Overfitting happens when we train a model with too much data. When a model gets trained with so much data, it starts learning from the noise and inaccurate data entries in our data set. Then the model does not categorize the data correctly, because of too much of details and noise. To avoid overfitting we can use cross-validation.

**Underfitting:**

Underfitting occurs when a model cannot capture the underlying trend of the data. Underfitting destroys the accuracy of the model. It can be avoided by using more data and also by reducing features.

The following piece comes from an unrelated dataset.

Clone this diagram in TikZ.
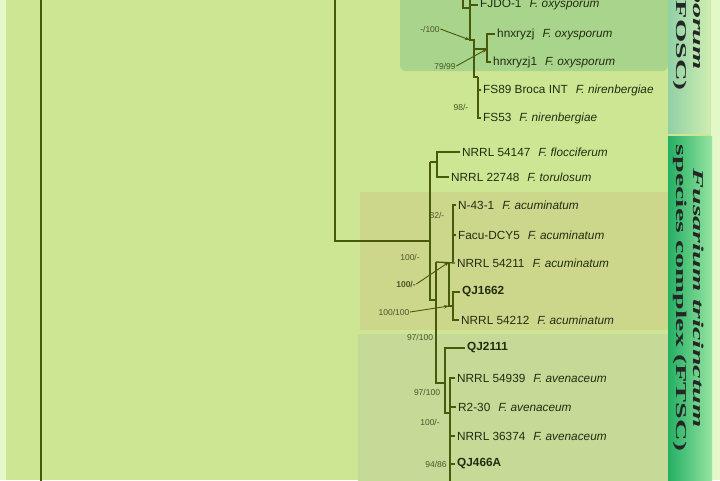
\documentclass[tikz,border=0pt]{standalone}
\usepackage{fontspec}
\setmainfont{Liberation Sans}
\newfontfamily\barfont{Liberation Serif}
\usetikzlibrary{arrows.meta,positioning}
\definecolor{treebg}{RGB}{205,230,148}
\definecolor{edgepale}{RGB}{228,247,200}
\definecolor{foscbox}{RGB}{168,212,140}
\definecolor{acubox}{RGB}{205,215,140}
\definecolor{avebox}{RGB}{196,218,150}
\definecolor{foscbarL}{RGB}{145,208,165}
\definecolor{foscbarR}{RGB}{205,238,178}
\definecolor{ftscbarL}{RGB}{35,175,100}
\definecolor{ftscbarR}{RGB}{150,228,160}
\definecolor{treeline}{RGB}{70,90,10}
\definecolor{tiptext}{RGB}{35,45,15}
\definecolor{boottext}{RGB}{75,85,40}
\newcommand{\spname}[1]{\textit{#1}}
\newcommand{\tgap}{\hspace{8pt}}
\tikzset{
  branch/.style={draw=treeline,line width=1.3pt},
  thickbr/.style={draw=treeline,line width=2.6pt},
  tip/.style={anchor=west,inner sep=2pt,text=tiptext,font=\fontsize{11.8}{13}\selectfont},
  tipb/.style={tip,font=\fontsize{11.8}{13}\selectfont\bfseries},
  boot/.style={inner sep=0.5pt,text=boottext,font=\fontsize{8.5}{10}\selectfont},
  bootarr/.style={-{Stealth[length=5pt,width=3.5pt]},draw=treeline,line width=0.9pt},
  barlabel/.style={rotate=-90,xscale=2,align=center,text=black!85,font=\barfont\bfseries\fontsize{15}{17}\selectfont}
}
\begin{document}
\begin{tikzpicture}[x=1pt,y=-1pt]
  \useasboundingbox (0,0) rectangle (720,480);
  \clip (0,0) rectangle (720,480);
  \fill[treebg] (0,0) rectangle (720,480);
  \fill[edgepale] (0,0) rectangle (6,480);
  \fill[edgepale] (711,0) rectangle (720,480);
  \fill[foscbox,rounded corners=6pt] (400,-10) rectangle (668,71);
  \fill[acubox] (360,192) rectangle (668,330);
  \fill[avebox] (358,334) rectangle (668,490);
  \shade[left color=foscbarL,right color=foscbarR] (668,-10) rectangle (710,133);
  \shade[left color=ftscbarL,right color=ftscbarR] (668,136) rectangle (712,490);
  \node[barlabel] (fosclab) at (689,-64) {\spname{Fusarium oxysporum}\\species complex (FOSC)};
  \node[barlabel] (ftsclab) at (689,298) {\spname{Fusarium tricinctum}\\species complex (FTSC)};
  % tips
  \node[tip] (fjdo) at (478,5) {FJDO-1\tgap\spname{F. oxysporum}};
  \node[tip] (hnx1) at (495,34) {hnxryzj\tgap\spname{F. oxysporum}};
  \node[tip] (hnx2) at (491,62) {hnxryzj1\tgap\spname{F. oxysporum}};
  \node[tip] (fs89) at (481,90) {FS89 Broca INT\tgap\spname{F. nirenbergiae}};
  \node[tip] (fs53) at (481,118) {FS53\tgap\spname{F. nirenbergiae}};
  \node[tip] (floc) at (460,152) {NRRL 54147\tgap\spname{F. flocciferum}};
  \node[tip] (toru) at (449,177) {NRRL 22748\tgap\spname{F. torulosum}};
  \node[tip] (n431) at (456,205) {N-43-1\tgap\spname{F. acuminatum}};
  \node[tip] (facu) at (456,235) {Facu-DCY5\tgap\spname{F. acuminatum}};
  \node[tip] (n54211) at (455,263) {NRRL 54211\tgap\spname{F. acuminatum}};
  \node[tipb] (qj1662) at (460,292) {QJ1662};
  \node[tip] (n54212) at (459,320) {NRRL 54212\tgap\spname{F. acuminatum}};
  \node[tipb] (qj2111) at (465,348) {QJ2111};
  \node[tip] (n54939) at (455,378) {NRRL 54939\tgap\spname{F. avenaceum}};
  \node[tip] (r230) at (456,407) {R2-30\tgap\spname{F. avenaceum}};
  \node[tip] (n36374) at (455,436) {NRRL 36374\tgap\spname{F. avenaceum}};
  \node[tipb] (qj466) at (455,464) {QJ466A};
  % backbone
  \coordinate (root) at (41,-10); \coordinate (rootb) at (41,490);
  \draw[branch] (root) -- (rootb);
  \coordinate (top) at (335,-10); \coordinate (ftsc) at (430,241);
  \draw[branch] (top) |- (ftsc);
  % FOSC part
  \coordinate (fo0) at (463,-10); \coordinate (fo1) at (463,8);
  \coordinate (fx) at (470,-10); \coordinate (fy) at (470,40);
  \coordinate (fz) at (474,40); \coordinate (fw) at (474,77);
  \coordinate (hn) at (474,49); \coordinate (hx) at (487,49);
  \coordinate (fs) at (478,77);
  \draw[branch] (fo0) |- (fx |- fo1);
  \draw[branch] (fx) -- (fy) -- (fz) -- (fw) -- (fs);
  \draw[branch] (fjdo.west) -| (fy);
  \draw[branch] (hn) -- (hx);
  \draw[branch] (hnx1.west) -| (hx);
  \draw[branch] (hnx2.west) -| (hx);
  \draw[branch] (fs89.west) -| (fs);
  \draw[branch] (fs53.west) -| (fs);
  \draw[thickbr] (478,92) -- (478,110);
  % FTSC part
  \coordinate (fa) at (430,162); \coordinate (fb) at (430,300);
  \coordinate (ft) at (437,162);
  \coordinate (bn) at (436,300); \coordinate (b1) at (436,262); \coordinate (b2) at (436,383);
  \coordinate (ac) at (453,262);
  \coordinate (c1) at (449,262); \coordinate (c2) at (449,306); \coordinate (qq) at (453,306);
  \coordinate (av) at (445,383); \coordinate (av2) at (445,413); \coordinate (av3) at (450,413);
  \coordinate (avend) at (450,490);
  \draw[branch] (fa) -- (fb) -- (bn);
  \draw[branch] (fa) -- (ft);
  \draw[branch] (floc.west) -| (ft);
  \draw[branch] (toru.west) -| (ft);
  \draw[branch] (b1) -- (b2) -- (av);
  \draw[branch] (b1) -- (n54211.west);
  \draw[branch] (n431.west) -| (ac);
  \draw[branch] (facu.west) -| (ac);
  \draw[thickbr] (453,212) -- (453,238);
  \draw[branch] (c1) -- (c2) -- (qq);
  \draw[branch] (qj1662.west) -| (qq);
  \draw[branch] (n54212.west) -| (qq);
  \draw[branch] (qj2111.west) -| (av);
  \draw[branch] (av) -- (av2) -- (av3) -- (avend);
  \draw[branch] (n54939.west) -| (av3);
  \draw[branch] (r230.west) -| (av3);
  \draw[branch] (n36374.west) -| (av3);
  \draw[branch] (qj466.west) -| (av3);
  \draw[thickbr] (450,400) -- (avend);
  % support values
  \node[boot] (bs1) at (430,29) {-/100};
  \node[boot] (bs2) at (445,66) {79/99};
  \node[boot] (bs3) at (461,107) {98/-};
  \node[boot] (bs4) at (437,215) {82/-};
  \node[boot] (bs5) at (410,257) {100/-};
  \node[boot,font=\fontsize{8.5}{10}\selectfont\bfseries] (bs6) at (406,284) {100/-};
  \node[boot] (bs7) at (394,312) {100/100};
  \node[boot] (bs8) at (420,337) {97/100};
  \node[boot] (bs9) at (427,392) {97/100};
  \node[boot] (bs10) at (430,422) {100/-};
  \node[boot] (bs11) at (436,464) {94/86};
  \draw[bootarr] (bs1.east) -- (fy);
  \draw[bootarr] (bs2.east) -- (hx);
  \draw[bootarr] (bs6.east) -- (c1);
  \draw[bootarr] (bs7.east) -- (c2);
\end{tikzpicture}
\end{document}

##Finetuning a Pretrained Model

**Finetuning a pretrained model:**

Fine-tuning a network is basically optimising the parameters and hyperparameters of an already trained network to adapt it to the new task. We only do it if our current dataset is not drastically different from the dataset on which the network was trained. Another concern to watch out for is that if our dataset is small, fine-tuning can lead to overfitting, especially in the case of VGG since the last few layers are fully connected layers. Now, if we ensure that both the cases are not applicable we can proceed to fine tune the network. 

First, we try to truncate the last layer (softmax in classification problems) of the pre-trained network and replace it with the softmax layer applicable to our data. For instance, if pretrained model had softmax with 100 categories but we are working with 5 categories. In addition, we can also use different classifiers which might be suitable to our application and evaluate which one fits best.

Then, we freeze the weights of the initial layers of the pre-trained model and train only the last few layers because the first few layers capture the general/universal features (like edges and curves in a dog/cat problem) of our classification problem.

We use a smaller learning rate for training because we don't to completely undo the pre-training of weights, just want to tune them and not distort them too fast or too much.